Peristiwa kenaikkan-Nya ke Surga bukan berarti Yesus meninggalkan murid-murid-Nya sebagai yatim piatu, tanpa penyertaan-Nya, bukan itu! Peristiwa kenaikkan Kristus ke Surga adalah peristiwa dimana Yesus memberikan ‘kepercayaan’ kepada para murid-Nya untuk melanjutkan karya-Nya. Oleh karena itu kesaksian bukan sekedar ceritera ‘mendapat’ berkat, melainkan lebih luas dan lebih dalam. Inti dan tepatnya tugas itu adalah melakukan, melanjutkan apa yang Tuhan Yesus lakukan.
Karena itu tugas menjadi saksi, menjadi pengikut Yesus sama sekali tidak ‘sederhana’. Tugas itu benar-benar berat, bukan tugas sembarangan atau sambil lalu saja atau sesuka hati. Yesus menyadari/memahami semua itu, bahwa tugas itu bukanlah perkara mudah. Maka Ia berjanji ‘mengirim’, mengutus Roh Kudus, untuk mendampingi ‘kiprah’ para murid-Nya. Dalam kitab Para Rasul 5 : 32 dikatakan : “Dan kami adalah saksi dari segala sesuatu itu, kami dan Roh Kudus, yang dikaruniakan Allah kepada semua orang yang menaati Dia”. Dalam ayat ini ada kata ‘saksi’, yang merupakan terjemahan langsung dari bahasa Yunani ‘martus/martur’, yang artinya : seseorang yang menyatakan apa yang ia lihat, dengar atau ketahui. Dan pada masa kini istilah ‘bersaksi’ disamakan dengan; kegiatan mengkomunikasikan Injil secara pribadi.

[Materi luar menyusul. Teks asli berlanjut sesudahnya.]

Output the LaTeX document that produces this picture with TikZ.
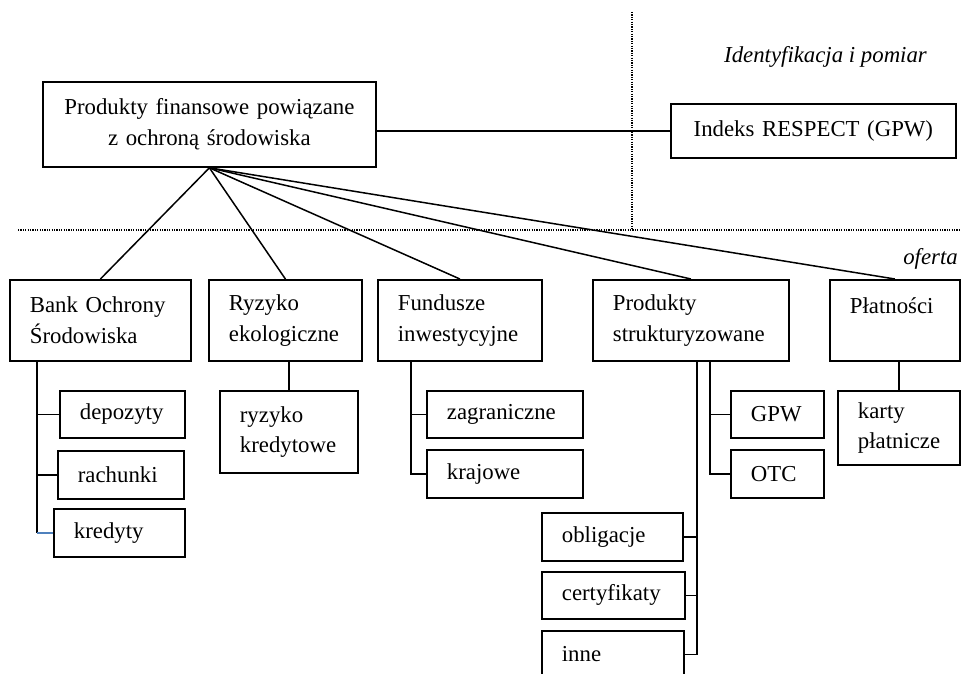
\documentclass[tikz,border=0pt]{standalone}
\usepackage{fontspec}
\setmainfont{Liberation Serif}
\definecolor{stubblue}{RGB}{79,129,189}
\tikzset{
  box/.style={draw, line width=1.8pt, anchor=north west, inner xsep=20pt, inner ysep=0pt,
    align=left, font=\fontsize{22.8}{30.5}\selectfont},
  link/.style={line width=1.5pt},
  sep/.style={line width=1.3pt, dash pattern=on 1.2pt off 1.2pt},
  lbl/.style={anchor=base east, inner sep=0pt, font=\fontsize{22.8}{30.5}\selectfont\itshape}
}
\begin{document}
\begin{tikzpicture}[x=1pt, y=-1pt]
            \clip (0,0) rectangle (961,674);

            % separators and area labels
            \draw[sep] (18,230) -- (961,230);
            \draw[sep] (632,12) -- (632,230);
            \node[lbl] (ident) at (927,63) {Identyfikacja i pomiar};
            \node[lbl] (oferta) at (958,264) {oferta};

            % top level
            \node[box, align=center, text width=293pt, minimum height=85pt] (main) at (42,81) {Produkty finansowe powiązane\\z ochroną środowiska};
            \node[box, align=center, text width=245pt, minimum height=54pt] (respect) at (670,103) {Indeks RESPECT (GPW)};

            % product groups
            \node[box, text width=141pt, minimum height=81pt] (bank) at (9,279) {Bank Ochrony\\Środowiska};
            \node[box, text width=113pt, minimum height=81pt] (ryzyko) at (208,279) {Ryzyko\\ekologiczne};
            \node[box, text width=124pt, minimum height=81pt] (fundusze) at (377,279) {Fundusze\\inwestycyjne};
            \node[box, text width=156pt, minimum height=81pt] (strukt) at (592,279) {Produkty\\strukturyzowane};
            \node[box, text width=90pt, minimum height=81pt] (platnosci) at (829,279) {Płatności\\\mbox{}};

            % sub products
            \node[box, text width=85pt, minimum height=47pt] (depozyty) at (59,390) {depozyty};
            \node[box, text width=86pt, minimum height=48pt] (rachunki) at (57,450) {rachunki};
            \node[box, text width=91pt, minimum height=48pt] (kredyty) at (53,508) {kredyty};
            \node[box, text width=98pt, minimum height=82pt] (ryzkred) at (219,390) {ryzyko\\kredytowe};
            \node[box, text width=116pt, minimum height=47pt] (zagr) at (426,390) {zagraniczne};
            \node[box, text width=116pt, minimum height=48pt] (kraj) at (426,449) {krajowe};
            \node[box, text width=53pt, minimum height=47pt] (gpw) at (730,390) {GPW};
            \node[box, text width=53pt, minimum height=48pt] (otc) at (730,449) {OTC};
            \node[box, text width=82pt, minimum height=74pt] (karty) at (837,390) {karty\\płatnicze};
            \node[box, text width=101pt, minimum height=48pt] (oblig) at (541,512) {obligacje};
            \node[box, text width=103pt, minimum height=47pt] (cert) at (541,571) {certyfikaty};
            \node[box, text width=102pt, minimum height=47pt] (inne) at (541,630) {inne};

            % links from the main box
            \draw[link] (main.east |- respect.west) -- (respect.west);
            \foreach \grp in {bank, ryzyko, fundusze, strukt, platnosci}
                \draw[link] (main.south) -- (\grp.north);

            % bank
            \coordinate (banktrunk) at ([xshift=28pt]bank.south west);
            \draw[link] (banktrunk) -- (banktrunk |- kredyty.west);
            \draw[link] (depozyty.west) -- (banktrunk |- depozyty.west);
            \draw[link] (rachunki.west) -- (banktrunk |- rachunki.west);
            \draw[link, stubblue] (kredyty.west) -- (banktrunk |- kredyty.west);

            % ryzyko, platnosci
            \draw[link] (ryzkred.north) -- (ryzkred.north |- ryzyko.south);
            \draw[link] (karty.north) -- (karty.north |- platnosci.south);

            % fundusze
            \coordinate (fundtrunk) at ([xshift=34pt]fundusze.south west);
            \draw[link] (fundtrunk) |- (kraj.west);
            \draw[link] (zagr.west) -- (fundtrunk |- zagr.west);

            % strukturyzowane
            \coordinate (longtrunk) at ([xshift=105pt]strukt.south west);
            \coordinate (shorttrunk) at ([xshift=118pt]strukt.south west);
            \draw[link] (longtrunk) |- (inne.east);
            \draw[link] (oblig.east) -- (longtrunk |- oblig.east);
            \draw[link] (cert.east) -- (longtrunk |- cert.east);
            \draw[link] (shorttrunk) |- (otc.west);
            \draw[link] (gpw.west) -- (shorttrunk |- gpw.west);
\end{tikzpicture}
\end{document}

Tugas ini penuh dengan tantangan, kesulitan dan ancaman. Sejarah ‘mencatat’, bahwa hanya mereka yang setia dan mau dipimpin oleh Roh Kudus, yang memampukan dan mereka menjadi saksi. Dalam sejarah perkembangan gereja dapat ditemukan tokoh-tokoh panutan iman yang mengalami dan melakukan banyak perkara besar dan luar biasa karena penyertaan Roh Kudus. “Kepada mereka semua, Allah mengaruniakan Roh Kudus sebagai pribadi yang senantiasa menyertai dan menolong kehidupan orang percaya”. Di masa kini masih ditemukankah tokoh panutan dam iman yang banyak melakukan perkara yang luar biasa oleh karena penyertaan Roh Kudus? Mari kita renungkan, bahwa Roh Kudus di dalam hidup kita memberi kuasa “bukan” untuk bersaksi, berdebat menunjukkan kuasa jabatan, bersengketa dll. Pelayan-pelayan Tuhan/saksi-saksi Kristus yang mengaku dipimpin oleh Roh Kudus, tetapi masih suka bermusuhan atau merendahkan orang lain, atau pamer kepintaran… perlu di check ulang.